I started smoking because of a girl called Nicky. She was beautiful and wild at 17, with radiant green eyes that sang of the joys of class-A drugs, dancing and life lived to the fullest – even if we both worked weekends at a chain store and most of our conversations took place by a filthy coffee machine in the drab staff room. Smoking was a way to be close to her, to possess a tiny part of her, though she was in a whole other league. I started going out with a girl called Nic from the same shop, so it almost worked. From the first, smoking was linked to sex, personal connection and insecurity.
A sense of social intimacy is one of smoking’s big draws. We sell each other smoking like Jennifer Lawrence’s tits sell cinema tickets. At any club or bar the best people are outside, communing, hooking up. Cigarettes are a wing-man and a pimp. Friends who “don’t smoke” come along for the ride, sometimes literally. It’s a false sense of connection, a freemason’s lodge for dudes and dames who wear skinny black jeans. Join or be forever damned. I once read an interview with activist actor Sean Penn, where his choice of American Spirit cigarettes was reviewed in glowing terms, like a badge of his integrity. American Spirit, organic smokes, are owned by American number two RJ Reynolds, maker of Camel. And there’s an illusion, how cigarettes are promoted under the wire, used to suggest mood by lazy writers in magazines, lazy writers in film… and, ultimately, lazy fuckers incapable of portraying a creative persona without a curtain of second-hand smoke and imported wine. Smoking is identity for those without much.

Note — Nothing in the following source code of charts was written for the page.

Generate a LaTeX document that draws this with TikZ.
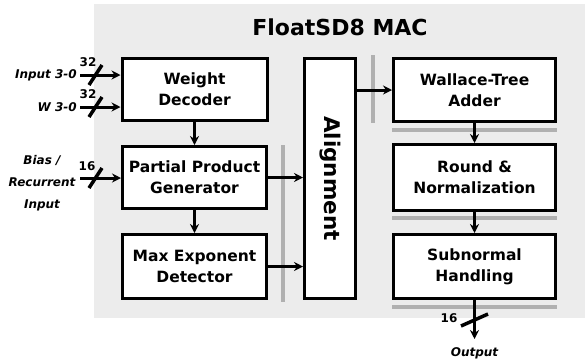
\documentclass[tikz,border=0pt]{standalone}
\usepackage{fontspec}
\setmainfont{DejaVu Sans}
\usetikzlibrary{arrows.meta}
\definecolor{bgc}{HTML}{ECECEC}
\definecolor{barc}{HTML}{B0B0B0}
\tikzset{
  blk/.style={draw=black, line width=3pt, fill=white, inner sep=0pt, align=center,
    font=\fontsize{15.5}{21}\selectfont\bfseries},
  arr/.style={line width=3pt, -{Stealth[length=9pt,width=9pt]}},
  bus/.style={line width=3.5pt},
  gbar/.style={draw=barc, line width=4pt},
  lbl/.style={font=\fontsize{12}{22}\selectfont\bfseries\itshape, align=center, inner sep=0pt},
  num/.style={font=\fontsize{12}{14}\selectfont\bfseries, inner sep=0pt}
}
\begin{document}
\begin{tikzpicture}[x=1pt,y=-1pt]
\useasboundingbox (0,0) rectangle (585,360);
\fill[bgc] (94,4) rectangle (585,318);
\node[font=\fontsize{22}{26}\selectfont\bfseries] (title) at (340,27) {FloatSD8 MAC};
% blocks
\node[blk, minimum width=145pt, minimum height=62pt] (wd) at (194.5,89.5) {Weight\\Decoder};
\node[blk, minimum width=144pt, minimum height=62pt] (pp) at (194.5,177.5) {Partial Product\\Generator};
\node[blk, minimum width=144pt, minimum height=64pt] (me) at (194.5,266.5) {Max Exponent\\Detector};
\node[blk, minimum width=51pt, minimum height=240pt] (al) at (330,178.5) {};
\node[font=\fontsize{21.5}{26}\selectfont\bfseries, rotate=-90] (altext) at (al.center) {Alignment};
\node[blk, minimum width=162pt, minimum height=63pt] (wt) at (474.5,90) {Wallace-Tree\\Adder};
\node[blk, minimum width=162pt, minimum height=66pt] (rn) at (474.5,177.5) {Round \&\\Normalization};
\node[blk, minimum width=162pt, minimum height=64pt] (sh) at (474.5,266.5) {Subnormal\\Handling};
% gray bars
\coordinate (g1a) at (373,55); \coordinate (g1b) at (373,123);
\coordinate (g2a) at (283,145); \coordinate (g2b) at (283,302);
\coordinate (h1a) at (392,130); \coordinate (h1b) at (557,130);
\coordinate (h2a) at (392,218); \coordinate (h2b) at (557,218);
\coordinate (h3a) at (392,307); \coordinate (h3b) at (557,307);
\draw[gbar] (g1a) -- (g1b);
\draw[gbar] (g2a) -- (g2b);
\draw[gbar] (h1a) -- (h1b);
\draw[gbar] (h2a) -- (h2b);
\draw[gbar] (h3a) -- (h3b);
% internal arrows
\draw[arr] (wd.south) -- (pp.north);
\draw[arr] (pp.south) -- (me.north);
\draw[arr] (pp.east) -- (pp.east -| al.west);
\draw[arr] (me.east) -- (me.east -| al.west);
\draw[arr] (al.east |- wt.west) -- (wt.west);
\draw[arr] (wt.south) -- (rn.north);
\draw[arr] (rn.south) -- (sh.north);
% inputs
\coordinate (i1) at (80,75);
\coordinate (i2) at (80,107);
\coordinate (i3) at (80,178);
\node[lbl, anchor=east] (li1) at (77,75) {Input 3-0};
\node[lbl, anchor=east] (li2) at (77,107) {W 3-0};
\node[lbl] (li3) at (42,183) {Bias /\\Recurrent\\Input};
\draw[arr] (i1) -- (i1 -| wd.west);
\draw[arr] (i2) -- (i2 -| wd.west);
\draw[arr] (i3) -- (i3 -| pp.west);
\draw[bus] (89,85) -- (102,65);
\draw[bus] (89,117) -- (102,97);
\draw[bus] (89,188) -- (102,168);
\node[num] (n1) at (88,62) {32};
\node[num] (n2) at (88,94) {32};
\node[num] (n3) at (87,166) {16};
% output
\coordinate (o1) at (474.5,339);
\draw[arr] (sh.south) -- (o1);
\draw[bus] (461,326) -- (488,314);
\node[num] (n4) at (449,318) {16};
\node[lbl] (lo) at (474.5,353) {Output};
\end{tikzpicture}
\end{document}
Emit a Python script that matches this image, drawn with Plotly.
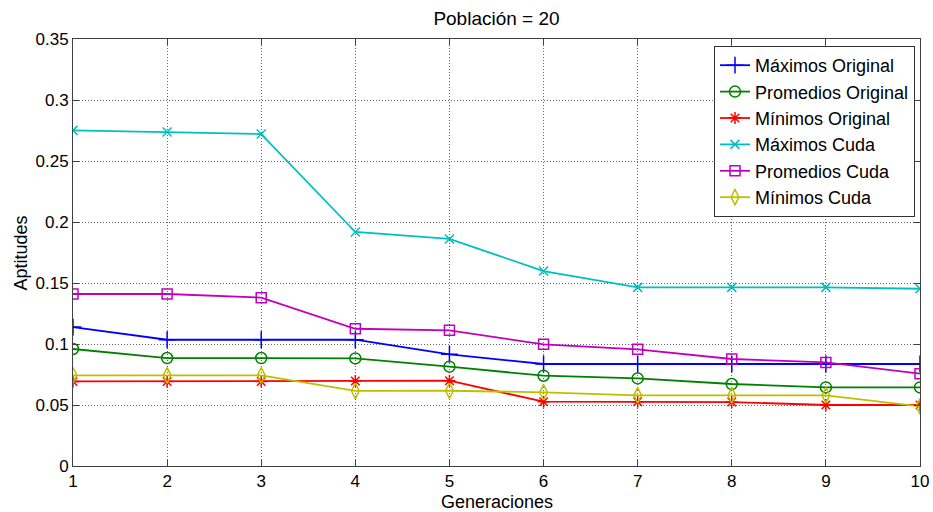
import plotly.graph_objects as go

generaciones = [1, 2, 3, 4, 5, 6, 7, 8, 9, 10]
maximos_original = [0.1139, 0.1035, 0.1035, 0.1035, 0.0915, 0.0836, 0.0836, 0.0836, 0.0836, 0.0836]
promedios_original = [0.0959, 0.0885, 0.0885, 0.0882, 0.0814, 0.0740, 0.0718, 0.0672, 0.0644, 0.0644]
minimos_original = [0.0693, 0.0693, 0.0693, 0.0697, 0.0699, 0.0527, 0.0527, 0.0524, 0.0500, 0.0500]
maximos_cuda = [0.2751, 0.2738, 0.2721, 0.1918, 0.1861, 0.1598, 0.1464, 0.1464, 0.1464, 0.1453]
promedios_cuda = [0.1410, 0.1410, 0.1380, 0.1125, 0.1112, 0.0997, 0.0956, 0.0877, 0.0849, 0.0757]
minimos_cuda = [0.0743, 0.0743, 0.0743, 0.0615, 0.0617, 0.0604, 0.0579, 0.0579, 0.0579, 0.0489]

y_ticks = [0, 0.05, 0.1, 0.15, 0.2, 0.25, 0.3, 0.35]
y_tick_labels = ["0", "0.05", "0.1", "0.15", "0.2", "0.25", "0.3", "0.35"]

series = [
    ("Máximos Original", maximos_original, "#0000FF", "cross-thin-open", 12),
    ("Promedios Original", promedios_original, "#008000", "circle-open", 11),
    ("Mínimos Original", minimos_original, "#FF0000", "asterisk-open", 10),
    ("Máximos Cuda", maximos_cuda, "#00BFBF", "x-thin-open", 9),
    ("Promedios Cuda", promedios_cuda, "#BF00BF", "square-open", 10),
    ("Mínimos Cuda", minimos_cuda, "#BFBF00", "diamond-tall-open", 11),
]

fig = go.Figure()
for name, vals, color, sym, sz in series:
    fig.add_trace(go.Scatter(
        x=generaciones, y=vals, name=name, mode="lines+markers",
        line=dict(color=color, width=1.8),
        marker=dict(symbol=sym, size=sz, color=color, line=dict(color=color, width=1.5)),
    ))

W, H = 933, 512
L, R, T, B = 73, 13, 39, 46
plot_w, plot_h = W - L - R, H - T - B

font_family = "Arial, Liberation Sans, sans-serif"
fig.update_layout(
    width=W, height=H,
    margin=dict(l=L, r=R, t=T, b=B, autoexpand=False),
    paper_bgcolor="white", plot_bgcolor="white",
    font=dict(family=font_family, size=17, color="black"),
    title=dict(text="Población = 20", x=0.5, xref="paper", xanchor="center",
               y=1 - 18 / H, yanchor="middle", font=dict(size=19)),
    showlegend=True,
    legend=dict(x=(915 - L) / plot_w, y=(H - B - 46) / plot_h, xanchor="right", yanchor="top",
                bgcolor="white", bordercolor="#333", borderwidth=1,
                font=dict(size=18), tracegroupgap=0, itemwidth=30),
    annotations=[
        dict(text="Generaciones", xref="paper", yref="paper", x=0.5,
             y=-(502 - (H - B)) / plot_h, xanchor="center", yanchor="middle",
             showarrow=False, font=dict(size=18)),
        dict(text="Aptitudes", xref="paper", yref="paper", x=(20 - L) / plot_w,
             y=0.5, xanchor="center", yanchor="middle", textangle=-90,
             showarrow=False, font=dict(size=18)),
    ],
)
fig.update_xaxes(
    range=[1, 10], tickvals=generaciones, ticktext=[str(g) for g in generaciones],
    showline=True, linecolor="#404040", linewidth=1, mirror="ticks",
    ticks="inside", ticklen=6, tickcolor="#404040",
    showgrid=True, gridcolor="#666", griddash="1px,2px", gridwidth=1,
    zeroline=False, automargin=False,
)
fig.update_yaxes(
    range=[0, 0.35], tickvals=y_ticks, ticktext=y_tick_labels,
    showline=True, linecolor="#404040", linewidth=1, mirror="ticks",
    ticks="inside", ticklen=6, tickcolor="#404040",
    showgrid=True, gridcolor="#666", griddash="1px,2px", gridwidth=1,
    zeroline=False, automargin=False,
)

fig.write_html("out.html", config={"displayModeBar": False},
               post_script="document.body.style.margin='0';")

For being such a symbol of independence, cigarettes profit huge multi-national groups, such as the $45-billion British American Tobacco (Lucky Strike) or the $35-billion Altria (Marlboro)… historically, not cool. For anything unshackled from Big Tobacco you have to order off the internet, such as Hestia, which are organic and brown, like slim cigars. So here’s another illusion, cigarettes benefit society’s biggest wankers. University education ought to begin: beware perverts and capitalist interests.
Since we live in a visual culture, from Instagram to IMAX, smell and taste take a back seat. No yellow fingers or bad breath. Sweat evaporates. Wounds vanish with a splash of water. Smoking is signified, fetishized with the magical click of a Zippo or the elemental crack of a match or the fizz of flame on tobacco. After Coca-Cola, Marlboro is the most recognised brand in the world. Lucky Strike’s iconography is achingly hip in an Andy Warhol kind of way. Tobacco’s startlingly persistent graphic design jostles next to health warnings that fail to steal focus. So we get distracted by glamour and truth goes to Narnia. Just like in mainstream media. Show us the Brangelina split and we happily ignore the Panama papers and Boris Johnson as Foreign Secretary. And who does that serve? I’m rethinking my presence at the pro-EU march. Yay, I righteously showed my support for an American-backed superstate.

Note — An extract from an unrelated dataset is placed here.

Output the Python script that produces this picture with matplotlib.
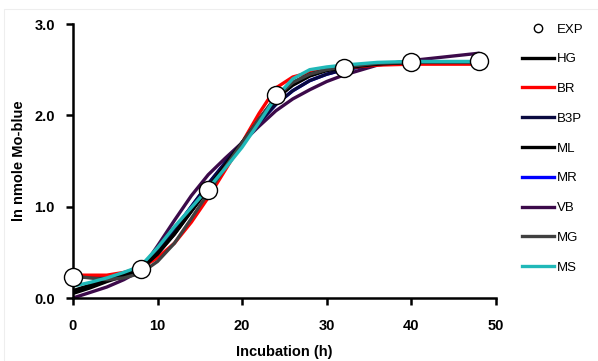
import numpy as np
import matplotlib.pyplot as plt
from matplotlib.lines import Line2D
from matplotlib.patches import Rectangle

plt.rcParams['font.family'] = ['Liberation Sans', 'DejaVu Sans']

# experimental points
t_exp = [0, 8, 16, 24, 32, 40, 48]
exp = [0.23, 0.32, 1.18, 2.22, 2.52, 2.58, 2.59]

# model curves
t = [0, 2, 4, 6, 8, 10, 12, 14, 16, 18, 20, 22, 24, 26, 28, 30, 32, 36, 40, 44, 48]
hg = [0.08, 0.14, 0.20, 0.25, 0.32, 0.48, 0.70, 0.95, 1.20, 1.45, 1.70, 1.95, 2.20,
      2.36, 2.45, 2.50, 2.53, 2.57, 2.58, 2.58, 2.58]
br = [0.25, 0.25, 0.25, 0.28, 0.33, 0.44, 0.60, 0.83, 1.10, 1.40, 1.70, 2.02, 2.30,
      2.42, 2.47, 2.50, 2.52, 2.55, 2.56, 2.56, 2.56]
b3p = [0.24, 0.23, 0.22, 0.26, 0.33, 0.52, 0.75, 1.00, 1.25, 1.48, 1.70, 1.92, 2.12,
       2.27, 2.38, 2.45, 2.50, 2.56, 2.58, 2.58, 2.58]
ml = [0.05, 0.11, 0.18, 0.24, 0.31, 0.49, 0.70, 0.95, 1.20, 1.45, 1.70, 1.95, 2.18,
      2.33, 2.43, 2.49, 2.52, 2.56, 2.58, 2.58, 2.58]
mr = [0.24, 0.23, 0.22, 0.26, 0.33, 0.52, 0.75, 1.00, 1.25, 1.48, 1.70, 1.92, 2.12,
      2.27, 2.38, 2.45, 2.50, 2.56, 2.58, 2.58, 2.58]
vb = [0.00, 0.06, 0.12, 0.20, 0.30, 0.57, 0.85, 1.12, 1.35, 1.53, 1.70, 1.88, 2.05,
      2.18, 2.28, 2.37, 2.44, 2.55, 2.60, 2.64, 2.68]
mg = [0.24, 0.22, 0.20, 0.22, 0.27, 0.40, 0.60, 0.87, 1.15, 1.43, 1.70, 1.96, 2.20,
      2.36, 2.45, 2.50, 2.53, 2.57, 2.58, 2.58, 2.58]
ms = [0.13, 0.17, 0.22, 0.28, 0.35, 0.55, 0.78, 0.99, 1.20, 1.42, 1.65, 1.92, 2.20,
      2.40, 2.50, 2.53, 2.55, 2.58, 2.59, 2.59, 2.59]

series = [('HG', hg, 'black'), ('BR', br, '#ff0000'), ('B3P', b3p, '#0a0a40'),
          ('ML', ml, 'black'), ('MR', mr, '#0000ff'), ('VB', vb, '#3c0a4a'),
          ('MG', mg, '#404040'), ('MS', ms, '#20b8b8')]

fig = plt.figure(figsize=(5.98, 3.61), dpi=100)
fig.patches.append(Rectangle((4 / 598, 0), 1, 1 - 9 / 361, transform=fig.transFigure,
                             fill=False, edgecolor='#eeeeee', lw=0.8))
ax = fig.add_axes([0.122, 0.1745, 0.707, 0.759])

# draw order so the visible layering matches
order = ['MR', 'VB', 'B3P', 'BR', 'ML', 'HG', 'MG', 'MS']
lookup = {n: (v, c) for n, v, c in series}
for n in order:
    v, c = lookup[n]
    ax.plot(t, v, color=c, lw=2.4, solid_capstyle='round', solid_joinstyle='round')
ax.plot(t_exp, exp, 'o', ms=13, mfc='white', mec='black', mew=1.0, zorder=10, clip_on=False)

ax.set_xlim(0, 50)
ax.set_ylim(0, 3.0)
ax.set_xticks([0, 10, 20, 30, 40, 50])
ax.set_yticks([0, 1, 2, 3])
ax.set_yticklabels(['0.0', '1.0', '2.0', '3.0'])
for s in ['top', 'right']:
    ax.spines[s].set_visible(False)
for s in ['left', 'bottom']:
    ax.spines[s].set_linewidth(1.8)
ax.tick_params(direction='out', length=5, width=1.8, labelsize=10.5)
ax.tick_params(axis='x', pad=10)
ax.tick_params(axis='y', pad=8)
for lab in ax.get_xticklabels() + ax.get_yticklabels():
    lab.set_fontweight('bold')
ax.set_xlabel('Incubation (h)', fontsize=10.5, fontweight='bold', labelpad=9)
ax.set_ylabel('ln nmole Mo-blue', fontsize=10.5, fontweight='bold', labelpad=6)

handles = [Line2D([], [], ls='none', marker='o', ms=6, mfc='white', mec='black', mew=1.0)]
labels = ['EXP']
for n, v, c in series:
    handles.append(Line2D([], [], color=c, lw=2.4))
    labels.append(n)
fig.legend(handles, labels, loc='upper left', bbox_to_anchor=(517 / 598, 1 - 18 / 361),
           frameon=False, fontsize=9.5, handlelength=2.4, handletextpad=0.25,
           labelspacing=1.33, borderaxespad=0)

fig.savefig('out.png', dpi=100)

Government anti-smoking ads sell on fear, raising your stress, encouraging you to reach for your tobacco. It’s like going to the airport and sacrificing one bottle of water so you can buy another after Security. Because of 9/11. Because your water might be a bomb. Because they can’t tell the difference. And you’d be a fool and a communist to think otherwise. Quit smoking, they say, turn to that other multi-billion dollar racket, the medical profession, for patches and gum… even if quitting’s as easy as understanding cigarettes are stupid and then not putting the damn things in your mouth. My biggest fear is turning into an old smoker: seven cardigans because heating burns cash, but sucking air via Benson & Hedges.
When Sir Walter Raleigh introduced tobacco to Britain in 1565, he was met by cries of, "can you put that fucking thing out, I'm eating here". Nothing’s changed. Watch cigarette addicts: they spit the fumes out of their mouth like the conclusion to some foul bukkake. Six cups of coffee. Box set binging. Fad diets. Fad training. Pokémon GO. What is with our addiction to being addicted? Even non-smokers who don’t walk around with burning bundles of leaf carry scalding cups of coffee, as if our dependences are a groupmind dismissal of health & safety culture.

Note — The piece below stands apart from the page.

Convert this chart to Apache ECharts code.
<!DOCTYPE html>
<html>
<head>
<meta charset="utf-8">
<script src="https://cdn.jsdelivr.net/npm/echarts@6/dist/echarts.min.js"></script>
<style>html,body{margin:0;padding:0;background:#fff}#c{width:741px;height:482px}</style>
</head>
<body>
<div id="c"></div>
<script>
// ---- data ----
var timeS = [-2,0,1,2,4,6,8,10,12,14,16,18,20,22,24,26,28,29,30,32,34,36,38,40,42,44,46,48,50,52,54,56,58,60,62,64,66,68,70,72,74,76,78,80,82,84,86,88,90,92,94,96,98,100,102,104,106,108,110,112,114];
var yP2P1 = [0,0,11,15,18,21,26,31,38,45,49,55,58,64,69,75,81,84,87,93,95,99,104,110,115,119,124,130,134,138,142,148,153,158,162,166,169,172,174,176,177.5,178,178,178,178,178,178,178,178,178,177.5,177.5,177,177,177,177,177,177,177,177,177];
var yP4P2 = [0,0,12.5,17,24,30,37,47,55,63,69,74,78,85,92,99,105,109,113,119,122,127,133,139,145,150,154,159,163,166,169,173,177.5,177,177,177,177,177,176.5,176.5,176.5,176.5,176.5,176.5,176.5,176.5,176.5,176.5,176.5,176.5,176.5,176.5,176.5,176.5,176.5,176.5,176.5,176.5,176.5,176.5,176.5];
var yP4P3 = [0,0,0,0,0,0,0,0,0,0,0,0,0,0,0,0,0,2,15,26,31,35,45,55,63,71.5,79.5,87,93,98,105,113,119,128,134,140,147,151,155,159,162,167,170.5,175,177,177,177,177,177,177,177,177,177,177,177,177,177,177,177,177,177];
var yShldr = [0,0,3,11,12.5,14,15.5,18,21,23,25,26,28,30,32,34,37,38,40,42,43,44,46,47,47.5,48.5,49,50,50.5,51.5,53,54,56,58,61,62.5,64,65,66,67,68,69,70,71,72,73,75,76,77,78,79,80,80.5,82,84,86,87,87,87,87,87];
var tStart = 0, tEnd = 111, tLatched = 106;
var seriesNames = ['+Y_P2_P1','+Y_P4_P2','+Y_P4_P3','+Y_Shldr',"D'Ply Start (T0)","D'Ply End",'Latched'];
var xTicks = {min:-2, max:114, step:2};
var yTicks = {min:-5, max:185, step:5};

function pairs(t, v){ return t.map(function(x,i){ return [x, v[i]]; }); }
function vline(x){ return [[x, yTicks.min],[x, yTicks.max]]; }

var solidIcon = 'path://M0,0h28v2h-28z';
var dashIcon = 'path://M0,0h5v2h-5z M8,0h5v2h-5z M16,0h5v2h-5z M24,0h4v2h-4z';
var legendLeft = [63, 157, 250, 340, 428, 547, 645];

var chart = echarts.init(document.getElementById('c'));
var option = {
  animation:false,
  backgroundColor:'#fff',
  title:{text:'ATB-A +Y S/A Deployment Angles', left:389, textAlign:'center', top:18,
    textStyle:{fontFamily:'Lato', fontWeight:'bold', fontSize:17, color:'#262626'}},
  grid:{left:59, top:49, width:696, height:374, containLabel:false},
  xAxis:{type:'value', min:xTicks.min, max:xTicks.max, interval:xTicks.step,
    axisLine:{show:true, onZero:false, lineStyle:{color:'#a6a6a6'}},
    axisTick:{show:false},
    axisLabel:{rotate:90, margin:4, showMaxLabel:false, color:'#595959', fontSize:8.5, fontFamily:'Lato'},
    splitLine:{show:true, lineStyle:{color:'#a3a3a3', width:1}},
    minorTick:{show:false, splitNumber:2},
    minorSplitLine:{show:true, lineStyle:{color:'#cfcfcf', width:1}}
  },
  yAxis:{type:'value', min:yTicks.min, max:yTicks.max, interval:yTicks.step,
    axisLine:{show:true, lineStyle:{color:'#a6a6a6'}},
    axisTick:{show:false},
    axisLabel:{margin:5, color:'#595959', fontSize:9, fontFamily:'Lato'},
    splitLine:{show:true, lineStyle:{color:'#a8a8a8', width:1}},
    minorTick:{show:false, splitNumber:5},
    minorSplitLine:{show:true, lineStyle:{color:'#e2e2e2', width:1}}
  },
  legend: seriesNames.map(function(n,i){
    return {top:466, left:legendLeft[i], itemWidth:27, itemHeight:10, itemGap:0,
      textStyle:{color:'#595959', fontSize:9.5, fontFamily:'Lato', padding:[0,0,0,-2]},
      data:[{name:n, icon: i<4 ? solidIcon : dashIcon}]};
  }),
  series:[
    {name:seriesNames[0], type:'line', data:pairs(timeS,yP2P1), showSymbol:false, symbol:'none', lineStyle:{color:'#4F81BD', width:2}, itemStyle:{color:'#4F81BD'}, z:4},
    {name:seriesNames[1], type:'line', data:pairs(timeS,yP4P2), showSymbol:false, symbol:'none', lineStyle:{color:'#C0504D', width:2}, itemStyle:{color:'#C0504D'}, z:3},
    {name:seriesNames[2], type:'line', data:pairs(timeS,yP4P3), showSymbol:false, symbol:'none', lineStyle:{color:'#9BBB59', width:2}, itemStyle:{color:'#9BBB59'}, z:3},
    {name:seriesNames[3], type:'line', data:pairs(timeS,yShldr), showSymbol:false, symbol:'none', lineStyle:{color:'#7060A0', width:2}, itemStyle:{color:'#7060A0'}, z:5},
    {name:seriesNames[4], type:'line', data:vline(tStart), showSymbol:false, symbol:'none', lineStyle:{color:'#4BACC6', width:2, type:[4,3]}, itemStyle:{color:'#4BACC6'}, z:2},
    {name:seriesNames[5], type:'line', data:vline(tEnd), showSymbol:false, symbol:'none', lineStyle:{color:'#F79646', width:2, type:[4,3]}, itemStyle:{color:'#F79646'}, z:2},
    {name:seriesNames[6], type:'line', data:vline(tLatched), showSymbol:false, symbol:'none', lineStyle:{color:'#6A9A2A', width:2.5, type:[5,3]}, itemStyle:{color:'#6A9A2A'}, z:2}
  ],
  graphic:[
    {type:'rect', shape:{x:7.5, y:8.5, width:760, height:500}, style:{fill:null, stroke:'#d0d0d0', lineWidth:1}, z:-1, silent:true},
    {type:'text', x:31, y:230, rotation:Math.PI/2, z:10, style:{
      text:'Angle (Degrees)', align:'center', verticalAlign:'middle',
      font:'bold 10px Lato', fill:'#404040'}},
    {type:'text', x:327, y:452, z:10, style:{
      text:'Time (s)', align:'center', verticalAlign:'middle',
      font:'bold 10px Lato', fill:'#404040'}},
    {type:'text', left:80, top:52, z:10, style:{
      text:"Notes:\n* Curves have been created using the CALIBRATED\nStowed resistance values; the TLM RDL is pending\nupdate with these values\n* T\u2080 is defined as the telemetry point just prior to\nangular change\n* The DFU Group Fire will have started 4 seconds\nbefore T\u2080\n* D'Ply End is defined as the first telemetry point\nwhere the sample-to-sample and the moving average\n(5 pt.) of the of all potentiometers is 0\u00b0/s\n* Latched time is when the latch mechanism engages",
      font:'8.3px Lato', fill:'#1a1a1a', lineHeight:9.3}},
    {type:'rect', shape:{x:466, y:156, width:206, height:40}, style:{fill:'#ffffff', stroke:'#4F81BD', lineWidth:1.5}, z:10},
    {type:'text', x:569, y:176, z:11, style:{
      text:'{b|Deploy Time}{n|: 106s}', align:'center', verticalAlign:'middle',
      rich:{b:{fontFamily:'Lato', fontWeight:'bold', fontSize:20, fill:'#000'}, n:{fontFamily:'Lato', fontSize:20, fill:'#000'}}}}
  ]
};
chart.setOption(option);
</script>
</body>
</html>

I went over to the dark side for the girls, for the punk Parisian sexiness, but weirdly the only moments I enjoyed cigarettes were at night, alone, actually looking at the places around me, bathed in streetlight that serves up an unreal, abandoned movie-set vibe. Oh, and the stars. What I like about smoking is the act of breathing. Which is what it ruins. Like spontaneous first-date sex in a park, smoking ripples with excitement, but you come home covered in muck and riddled with chlamydia. True story.